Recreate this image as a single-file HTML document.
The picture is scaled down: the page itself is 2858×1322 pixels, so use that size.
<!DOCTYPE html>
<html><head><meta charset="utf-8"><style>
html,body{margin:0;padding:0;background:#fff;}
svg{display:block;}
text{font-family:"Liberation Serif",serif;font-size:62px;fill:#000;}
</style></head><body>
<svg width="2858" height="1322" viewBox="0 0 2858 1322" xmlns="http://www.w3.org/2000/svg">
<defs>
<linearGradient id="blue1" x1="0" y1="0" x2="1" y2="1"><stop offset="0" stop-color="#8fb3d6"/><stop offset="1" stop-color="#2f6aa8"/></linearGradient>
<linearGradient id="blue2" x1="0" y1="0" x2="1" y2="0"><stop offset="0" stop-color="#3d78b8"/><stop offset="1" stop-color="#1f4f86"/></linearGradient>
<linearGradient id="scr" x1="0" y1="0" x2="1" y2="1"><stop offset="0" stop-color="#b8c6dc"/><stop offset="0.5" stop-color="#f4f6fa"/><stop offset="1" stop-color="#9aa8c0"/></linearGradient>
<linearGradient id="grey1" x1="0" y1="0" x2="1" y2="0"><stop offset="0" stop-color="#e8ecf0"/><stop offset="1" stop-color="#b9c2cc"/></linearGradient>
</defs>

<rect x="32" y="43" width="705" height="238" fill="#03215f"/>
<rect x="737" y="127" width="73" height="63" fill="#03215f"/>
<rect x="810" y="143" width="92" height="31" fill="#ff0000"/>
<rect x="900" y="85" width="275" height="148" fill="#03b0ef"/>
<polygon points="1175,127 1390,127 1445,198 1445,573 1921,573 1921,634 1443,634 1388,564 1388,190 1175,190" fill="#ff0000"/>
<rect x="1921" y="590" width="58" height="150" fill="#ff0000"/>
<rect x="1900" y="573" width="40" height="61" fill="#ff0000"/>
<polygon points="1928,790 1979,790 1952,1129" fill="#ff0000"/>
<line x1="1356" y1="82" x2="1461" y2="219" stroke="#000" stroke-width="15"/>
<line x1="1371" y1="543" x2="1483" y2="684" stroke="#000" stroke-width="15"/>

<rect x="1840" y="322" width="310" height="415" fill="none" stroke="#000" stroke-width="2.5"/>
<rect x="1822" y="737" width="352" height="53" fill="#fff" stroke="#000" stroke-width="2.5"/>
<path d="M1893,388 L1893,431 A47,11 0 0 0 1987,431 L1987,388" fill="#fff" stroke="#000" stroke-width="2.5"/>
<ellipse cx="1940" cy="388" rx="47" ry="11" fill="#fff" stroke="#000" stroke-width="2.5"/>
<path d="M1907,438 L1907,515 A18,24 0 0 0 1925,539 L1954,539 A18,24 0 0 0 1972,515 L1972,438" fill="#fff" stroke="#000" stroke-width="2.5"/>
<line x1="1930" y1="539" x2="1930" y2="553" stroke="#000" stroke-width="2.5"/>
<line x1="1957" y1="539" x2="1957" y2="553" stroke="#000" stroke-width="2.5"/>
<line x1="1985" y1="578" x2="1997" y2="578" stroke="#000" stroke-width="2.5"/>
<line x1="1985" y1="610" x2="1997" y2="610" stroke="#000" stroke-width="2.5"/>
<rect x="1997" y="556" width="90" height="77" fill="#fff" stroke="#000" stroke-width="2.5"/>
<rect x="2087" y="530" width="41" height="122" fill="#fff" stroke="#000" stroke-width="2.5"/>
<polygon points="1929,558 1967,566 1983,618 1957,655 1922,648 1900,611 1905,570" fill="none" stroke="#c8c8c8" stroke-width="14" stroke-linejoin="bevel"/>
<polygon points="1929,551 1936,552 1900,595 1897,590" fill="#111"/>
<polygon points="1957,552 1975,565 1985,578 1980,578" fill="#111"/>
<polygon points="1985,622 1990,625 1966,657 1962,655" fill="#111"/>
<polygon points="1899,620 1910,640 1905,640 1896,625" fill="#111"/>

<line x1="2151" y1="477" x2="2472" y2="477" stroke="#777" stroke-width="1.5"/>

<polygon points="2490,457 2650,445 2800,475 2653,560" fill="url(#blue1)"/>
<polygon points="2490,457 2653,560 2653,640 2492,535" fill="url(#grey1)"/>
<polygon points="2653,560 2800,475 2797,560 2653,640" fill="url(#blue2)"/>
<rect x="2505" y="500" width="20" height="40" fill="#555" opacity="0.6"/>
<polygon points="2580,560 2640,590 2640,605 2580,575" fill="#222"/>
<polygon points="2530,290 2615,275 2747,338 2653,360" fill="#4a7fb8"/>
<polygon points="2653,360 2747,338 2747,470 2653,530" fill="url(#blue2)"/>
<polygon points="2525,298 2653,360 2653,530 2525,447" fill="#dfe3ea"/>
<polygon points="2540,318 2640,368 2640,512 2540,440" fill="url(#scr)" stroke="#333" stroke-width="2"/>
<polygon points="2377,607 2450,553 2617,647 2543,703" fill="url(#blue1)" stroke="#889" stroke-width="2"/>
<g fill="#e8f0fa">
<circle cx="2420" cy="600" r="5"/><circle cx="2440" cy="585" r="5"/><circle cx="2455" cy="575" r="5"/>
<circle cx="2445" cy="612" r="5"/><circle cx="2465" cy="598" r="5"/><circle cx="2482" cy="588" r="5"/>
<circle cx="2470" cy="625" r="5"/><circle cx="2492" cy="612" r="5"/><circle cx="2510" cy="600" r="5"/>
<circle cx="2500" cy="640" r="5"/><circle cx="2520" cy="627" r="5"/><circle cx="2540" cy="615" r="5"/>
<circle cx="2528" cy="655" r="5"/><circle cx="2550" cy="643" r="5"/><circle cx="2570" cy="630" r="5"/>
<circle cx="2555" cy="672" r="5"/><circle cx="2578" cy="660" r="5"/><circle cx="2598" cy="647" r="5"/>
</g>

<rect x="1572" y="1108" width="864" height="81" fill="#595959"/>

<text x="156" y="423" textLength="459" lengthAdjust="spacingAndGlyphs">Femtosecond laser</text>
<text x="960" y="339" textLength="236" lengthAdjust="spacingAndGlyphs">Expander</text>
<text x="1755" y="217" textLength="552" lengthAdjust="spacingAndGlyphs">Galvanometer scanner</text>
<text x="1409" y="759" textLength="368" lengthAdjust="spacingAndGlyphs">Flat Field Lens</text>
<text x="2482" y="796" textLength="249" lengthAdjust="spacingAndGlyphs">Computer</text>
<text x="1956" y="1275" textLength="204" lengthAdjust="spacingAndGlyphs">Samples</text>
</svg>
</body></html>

* * *

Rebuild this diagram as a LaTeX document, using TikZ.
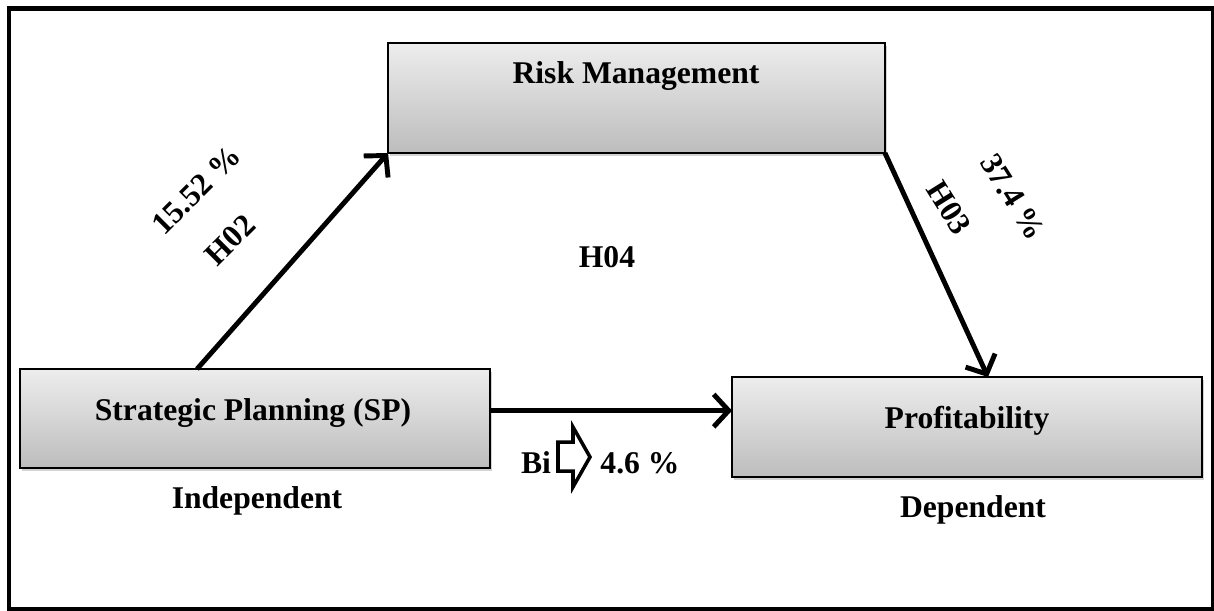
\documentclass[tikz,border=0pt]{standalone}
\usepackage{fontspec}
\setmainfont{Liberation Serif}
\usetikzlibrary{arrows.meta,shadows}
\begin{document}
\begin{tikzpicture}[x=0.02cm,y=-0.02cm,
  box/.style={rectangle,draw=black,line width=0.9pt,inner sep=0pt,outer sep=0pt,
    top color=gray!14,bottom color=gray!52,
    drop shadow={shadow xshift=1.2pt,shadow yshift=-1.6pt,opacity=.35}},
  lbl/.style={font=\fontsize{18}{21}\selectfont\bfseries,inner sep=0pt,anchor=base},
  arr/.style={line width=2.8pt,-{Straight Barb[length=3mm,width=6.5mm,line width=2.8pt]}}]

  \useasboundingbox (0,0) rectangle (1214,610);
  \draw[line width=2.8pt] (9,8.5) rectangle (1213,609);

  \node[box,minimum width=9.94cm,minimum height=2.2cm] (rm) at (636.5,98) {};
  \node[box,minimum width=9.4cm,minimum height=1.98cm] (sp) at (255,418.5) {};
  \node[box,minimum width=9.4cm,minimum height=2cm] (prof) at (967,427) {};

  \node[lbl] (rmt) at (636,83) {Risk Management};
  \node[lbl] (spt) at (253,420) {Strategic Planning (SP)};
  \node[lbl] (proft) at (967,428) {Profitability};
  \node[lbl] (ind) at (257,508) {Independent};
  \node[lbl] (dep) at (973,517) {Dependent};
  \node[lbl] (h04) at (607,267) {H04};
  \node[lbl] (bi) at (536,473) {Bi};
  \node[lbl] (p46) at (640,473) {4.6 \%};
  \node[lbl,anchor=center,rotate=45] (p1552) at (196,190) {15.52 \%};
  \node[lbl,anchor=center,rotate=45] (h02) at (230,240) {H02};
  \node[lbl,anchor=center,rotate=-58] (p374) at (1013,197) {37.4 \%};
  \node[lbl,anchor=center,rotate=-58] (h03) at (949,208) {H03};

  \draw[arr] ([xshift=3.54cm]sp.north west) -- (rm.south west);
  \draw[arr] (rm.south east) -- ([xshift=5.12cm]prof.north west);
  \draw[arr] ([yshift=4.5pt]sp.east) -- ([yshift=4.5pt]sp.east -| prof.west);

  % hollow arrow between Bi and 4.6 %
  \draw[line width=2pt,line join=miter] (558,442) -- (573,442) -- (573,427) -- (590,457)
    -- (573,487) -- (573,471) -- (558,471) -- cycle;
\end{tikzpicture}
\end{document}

* _Requirements_
Pull every line containing the word "this" out of the material and copy it.

* _Exercise solution_
Recreate this image as a single-file HTML document.
Rebuild this diagram as a LaTeX document, using TikZ.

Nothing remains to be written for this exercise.